__Request__.
Identify all lines in the data containing the string "chart". Copy them out.

───── Data section

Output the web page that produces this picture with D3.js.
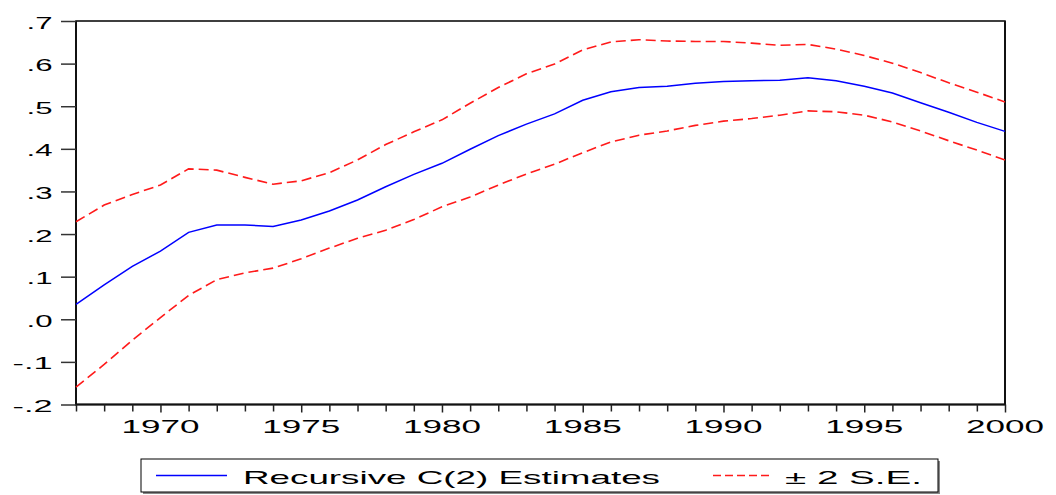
<!DOCTYPE html>
<html>
<head>
<meta charset="utf-8">
<script src="https://cdn.jsdelivr.net/npm/d3@7/dist/d3.min.js"></script>
<style>
  html, body { margin: 0; padding: 0; background: #fff; }
  svg { display: block; }
  text { font-family: "Liberation Sans", Arial, sans-serif; fill: #000; }
</style>
</head>
<body>
<svg id="chart" width="1056" height="495"></svg>
<script>
const years = d3.range(1967, 2001);
const estimate = [0.035, 0.081, 0.124, 0.160, 0.204, 0.221, 0.221, 0.218, 0.233, 0.254,
  0.280, 0.311, 0.340, 0.366, 0.399, 0.431, 0.458, 0.482, 0.514, 0.534,
  0.544, 0.547, 0.554, 0.558, 0.560, 0.561, 0.567, 0.560, 0.547, 0.531,
  0.508, 0.486, 0.462, 0.441];
const upperSE = [0.229, 0.268, 0.293, 0.315, 0.353, 0.350, 0.333, 0.317, 0.325, 0.344,
  0.374, 0.410, 0.440, 0.468, 0.507, 0.544, 0.576, 0.599, 0.632, 0.651,
  0.656, 0.653, 0.652, 0.652, 0.648, 0.643, 0.645, 0.634, 0.619, 0.601,
  0.579, 0.555, 0.533, 0.510];
const lowerSE = [-0.159, -0.106, -0.049, 0.004, 0.056, 0.093, 0.109, 0.120, 0.142, 0.167,
  0.190, 0.209, 0.234, 0.264, 0.287, 0.315, 0.341, 0.364, 0.391, 0.416,
  0.432, 0.442, 0.455, 0.465, 0.471, 0.479, 0.489, 0.487, 0.479, 0.463,
  0.442, 0.419, 0.397, 0.374];
const yTicks = [-0.2, -0.1, 0.0, 0.1, 0.2, 0.3, 0.4, 0.5, 0.6, 0.7];
const yTickLabels = ["-.2", "-.1", ".0", ".1", ".2", ".3", ".4", ".5", ".6", ".7"];
const xLabelYears = [1970, 1975, 1980, 1985, 1990, 1995, 2000];
const legendLabels = ["Recursive C(2) Estimates", "\u00b1 2 S.E."];

const svg = d3.select("#chart");
const x = d3.scaleLinear().domain([1967, 2000]).range([76, 1005]);
const y = d3.scaleLinear().domain([-0.2, 0.7]).range([404.5, 21]);

// Plot frame
svg.append("rect")
  .attr("x", x(1967)).attr("y", y(0.7))
  .attr("width", x(2000) - x(1967)).attr("height", y(-0.2) - y(0.7))
  .attr("fill", "#fff").attr("stroke", "#000").attr("stroke-width", 1.5);
// thicker left/right/bottom
svg.append("path")
  .attr("d", `M${x(1967)},${y(0.7)}V${y(-0.2)}H${x(2000)}V${y(0.7)}`)
  .attr("fill", "none").attr("stroke", "#111").attr("stroke-width", 2);

// Y axis ticks
const yAxis = d3.axisLeft(y).tickValues(yTicks).tickSize(15).tickFormat("");
const yg = svg.append("g").attr("transform", `translate(${x(1967)},0)`).call(yAxis);
yg.select(".domain").remove();
yg.selectAll(".tick line").attr("stroke", "#333").attr("stroke-width", 1.5);
svg.append("g").selectAll("text").data(yTicks).join("text")
  .attr("x", 52.5).attr("y", d => y(d) + 7.5)
  .attr("text-anchor", "end")
  .attr("font-size", 17)
  .attr("textLength", (d, i) => yTickLabels[i].length === 3 ? 40 : 26)
  .attr("lengthAdjust", "spacingAndGlyphs")
  .text((d, i) => yTickLabels[i]);

// X axis ticks
const xAxis = d3.axisBottom(x).tickValues(years).tickSize(7).tickFormat("");
const xg = svg.append("g").attr("transform", `translate(0,${y(-0.2)})`).call(xAxis);
xg.select(".domain").remove();
xg.selectAll(".tick line").attr("stroke", "#222").attr("stroke-width", 1.5)
  .attr("y2", d => xLabelYears.includes(d) ? 8 : 7);
svg.append("g").selectAll("text").data(xLabelYears).join("text")
  .attr("x", d => x(d)).attr("y", 433)
  .attr("text-anchor", "middle")
  .attr("font-size", 17.5)
  .attr("textLength", 78)
  .attr("lengthAdjust", "spacingAndGlyphs")
  .text(d => d);

// Lines
const line = d3.line().x((d, i) => x(years[i])).y(d => y(d));
svg.append("path").datum(upperSE).attr("d", line)
  .attr("fill", "none").attr("stroke", "#ff1a1a").attr("stroke-width", 1.6)
  .attr("stroke-dasharray", "10,5");
svg.append("path").datum(lowerSE).attr("d", line)
  .attr("fill", "none").attr("stroke", "#ff1a1a").attr("stroke-width", 1.6)
  .attr("stroke-dasharray", "10,5");
svg.append("path").datum(estimate).attr("d", line)
  .attr("fill", "none").attr("stroke", "#0000ff").attr("stroke-width", 1.5);

// Legend
const lg = svg.append("g");
lg.append("rect").attr("x", 143).attr("y", 461).attr("width", 797).attr("height", 33)
  .attr("fill", "#888");
lg.append("rect").attr("x", 141).attr("y", 459).attr("width", 797).attr("height", 33)
  .attr("fill", "#fff").attr("stroke", "#000").attr("stroke-width", 1);
lg.append("line").attr("x1", 156).attr("x2", 227).attr("y1", 475.5).attr("y2", 475.5)
  .attr("stroke", "#0000ff").attr("stroke-width", 1.3);
lg.append("text").attr("x", 243).attr("y", 483.5).attr("font-size", 18.5)
  .attr("textLength", 417).attr("lengthAdjust", "spacingAndGlyphs")
  .text(legendLabels[0]);
lg.append("line").attr("x1", 713).attr("x2", 773).attr("y1", 475.5).attr("y2", 475.5)
  .attr("stroke", "#ff1a1a").attr("stroke-width", 1.3).attr("stroke-dasharray", "8,4");
lg.append("text").attr("x", 785).attr("y", 483.5).attr("font-size", 18.5)
  .attr("textLength", 137).attr("lengthAdjust", "spacingAndGlyphs")
  .text(legendLabels[1]);
</script>
</body>
</html>
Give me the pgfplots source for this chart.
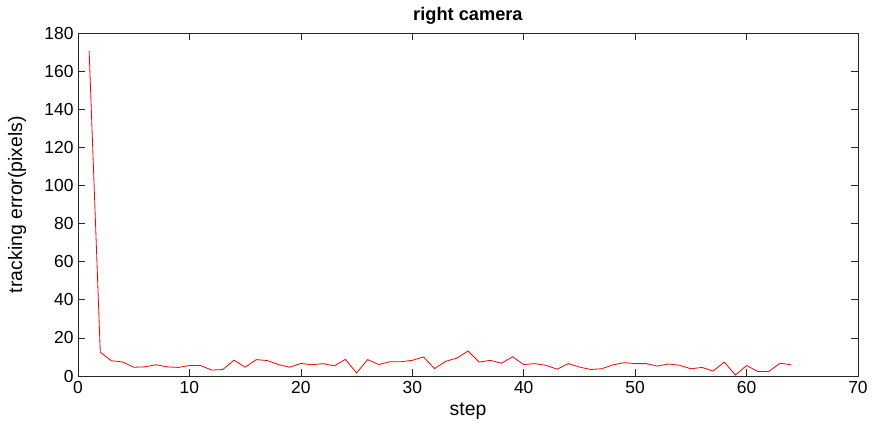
\documentclass[border=0pt]{standalone}
\usepackage{pgfplots}
\pgfplotsset{compat=1.18}
\usepackage{fontspec}
\setmainfont{Liberation Sans}
\definecolor{axgray}{RGB}{38,38,38}
\begin{document}
\begin{tikzpicture}
\useasboundingbox (-78bp,-47bp) rectangle (799bp,376bp);
\begin{axis}[
  at={(0,0)}, anchor=south west,
  scale only axis, width=780bp, height=343bp,
  xmin=0, xmax=70, ymin=0, ymax=180,
  xtick={0,10,...,70}, ytick={0,20,...,180},
  tick align=inside, major tick length=7bp,
  axis line style={axgray, line width=0.6bp},
  tick style={axgray, line width=0.6bp},
  every tick label/.append style={font=\fontsize{17.5}{20}\selectfont, text=black},
  /pgf/number format/assume math mode=true,
  xticklabel style={yshift=-2bp},
  yticklabel style={xshift=-1bp},
  title={\textbf{right camera}},
  every axis title shift=0pt,
  title style={font=\fontsize{18.3}{21}\selectfont, at={(axis description cs:0.5,1)}, anchor=center, yshift=17bp},
  xlabel={step}, ylabel={tracking error(pixels)},
  label style={font=\fontsize{19.5}{22}\selectfont},
  xlabel style={at={(axis description cs:0.5,-0.102)}, anchor=center},
  ylabel style={at={(axis description cs:-0.0782,0.5)}, anchor=center},
]
\addplot[red, line width=0.8bp] coordinates {
(1,170.5) (2,12.5) (3,8) (4,7.4) (5,4.6) (6,4.8) (7,5.9) (8,4.8) (9,4.5) (10,5.5)
(11,5.5) (12,3.1) (13,3.4) (14,8.3) (15,4.6) (16,8.6) (17,8.1) (18,6) (19,4.6) (20,6.6)
(21,5.9) (22,6.5) (23,5.3) (24,8.7) (25,1.6) (26,8.6) (27,6) (28,7.5) (29,7.5) (30,8.2)
(31,10) (32,3.9) (33,7.7) (34,9.4) (35,13.1) (36,7.3) (37,8.2) (38,6.7) (39,10.1) (40,6)
(41,6.5) (42,5.6) (43,3.6) (44,6.5) (45,4.7) (46,3.4) (47,3.8) (48,5.8) (49,7) (50,6.5)
(51,6.5) (52,5.2) (53,6.3) (54,5.6) (55,3.8) (56,4.5) (57,2.6) (58,7.3) (59,0.5) (60,5.5)
(61,2.4) (62,2.4) (63,6.7) (64,5.9)
};
\end{axis}
\end{tikzpicture}
\end{document}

──────────

__Reply to the task__.
<svg id="chart" width="1056" height="495"></svg>
const svg = d3.select("#chart");
Give me the pgfplots source for this chart.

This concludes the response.